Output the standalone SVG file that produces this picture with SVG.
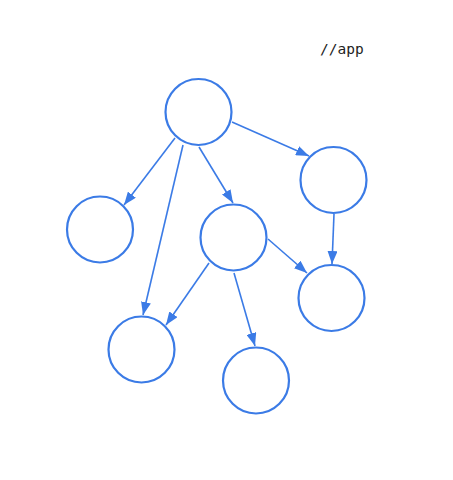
<svg xmlns="http://www.w3.org/2000/svg" width="453" height="480" viewBox="0 0 453 480">
<style>
.n{fill:#fff;stroke:#3b7be6;stroke-width:2.2}
.e{stroke:#3b7be6;stroke-width:1.6;fill:none;marker-end:url(#a)}
.t{font-family:"DejaVu Sans Mono","Liberation Mono",monospace;font-size:14.5px;fill:#222}
</style>
<defs>
<marker id="a" markerUnits="userSpaceOnUse" markerWidth="14" markerHeight="10" viewBox="0 0 14 10" refX="13" refY="5" orient="auto">
<path d="M0,0 L13,5 L0,10 Z" fill="#3b7be6"/>
</marker>
</defs>
<rect width="453" height="480" fill="#fff"/>
<text class="t" x="320" y="54">//app</text>
<g id="edges">
<line class="e" x1="232" y1="122" x2="309" y2="156"/>
<line class="e" x1="199" y1="147" x2="233" y2="203"/>
<line class="e" x1="175" y1="138" x2="124" y2="205"/>
<line class="e" x1="183" y1="145" x2="143" y2="315"/>
<line class="e" x1="334" y1="214" x2="332" y2="264"/>
<line class="e" x1="268" y1="239" x2="307" y2="273"/>
<line class="e" x1="209" y1="263" x2="166" y2="325"/>
<line class="e" x1="234" y1="273" x2="255" y2="346"/>
</g>
<g id="root"><circle class="n" cx="198.5" cy="112" r="33"/></g>
<g id="right"><circle class="n" cx="333.5" cy="180" r="33"/></g>
<g id="left"><circle class="n" cx="100" cy="229.5" r="33"/></g>
<g id="middle"><circle class="n" cx="233.5" cy="237.5" r="33"/></g>
<g id="rightlower"><circle class="n" cx="331.5" cy="298" r="33"/></g>
<g id="bottomleft"><circle class="n" cx="141.5" cy="349.5" r="33"/></g>
<g id="bottommid"><circle class="n" cx="256" cy="380.5" r="33"/></g>
</svg>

● **WHAT THIS TASK INVOLVES**
Reproduce the whole listing above word for word, but not its pictures.

● **RESULT**
Output the standalone SVG file that produces this picture with SVG.
<svg xmlns="http://www.w3.org/2000/svg" width="453" height="480" viewBox="0 0 453 480">
<style>
.n{fill:#fff;stroke:#3b7be6;stroke-width:2.2}
.e{stroke:#3b7be6;stroke-width:1.6;fill:none;marker-end:url(#a)}
.t{font-family:"DejaVu Sans Mono","Liberation Mono",monospace;font-size:14.5px;fill:#222}
</style>
<defs>
<marker id="a" markerUnits="userSpaceOnUse" markerWidth="14" markerHeight="10" viewBox="0 0 14 10" refX="13" refY="5" orient="auto">
<path d="M0,0 L13,5 L0,10 Z" fill="#3b7be6"/>
</marker>
</defs>
<rect width="453" height="480" fill="#fff"/>
<text class="t" x="320" y="54">//app</text>
<g id="edges">
<line class="e" x1="232" y1="122" x2="309" y2="156"/>
<line class="e" x1="199" y1="147" x2="233" y2="203"/>
<line class="e" x1="175" y1="138" x2="124" y2="205"/>
<line class="e" x1="183" y1="145" x2="143" y2="315"/>
<line class="e" x1="334" y1="214" x2="332" y2="264"/>
<line class="e" x1="268" y1="239" x2="307" y2="273"/>
<line class="e" x1="209" y1="263" x2="166" y2="325"/>
<line class="e" x1="234" y1="273" x2="255" y2="346"/>
</g>
<g id="root"><circle class="n" cx="198.5" cy="112" r="33"/></g>
<g id="right"><circle class="n" cx="333.5" cy="180" r="33"/></g>
<g id="left"><circle class="n" cx="100" cy="229.5" r="33"/></g>
<g id="middle"><circle class="n" cx="233.5" cy="237.5" r="33"/></g>
<g id="rightlower"><circle class="n" cx="331.5" cy="298" r="33"/></g>
<g id="bottomleft"><circle class="n" cx="141.5" cy="349.5" r="33"/></g>
<g id="bottommid"><circle class="n" cx="256" cy="380.5" r="33"/></g>
</svg>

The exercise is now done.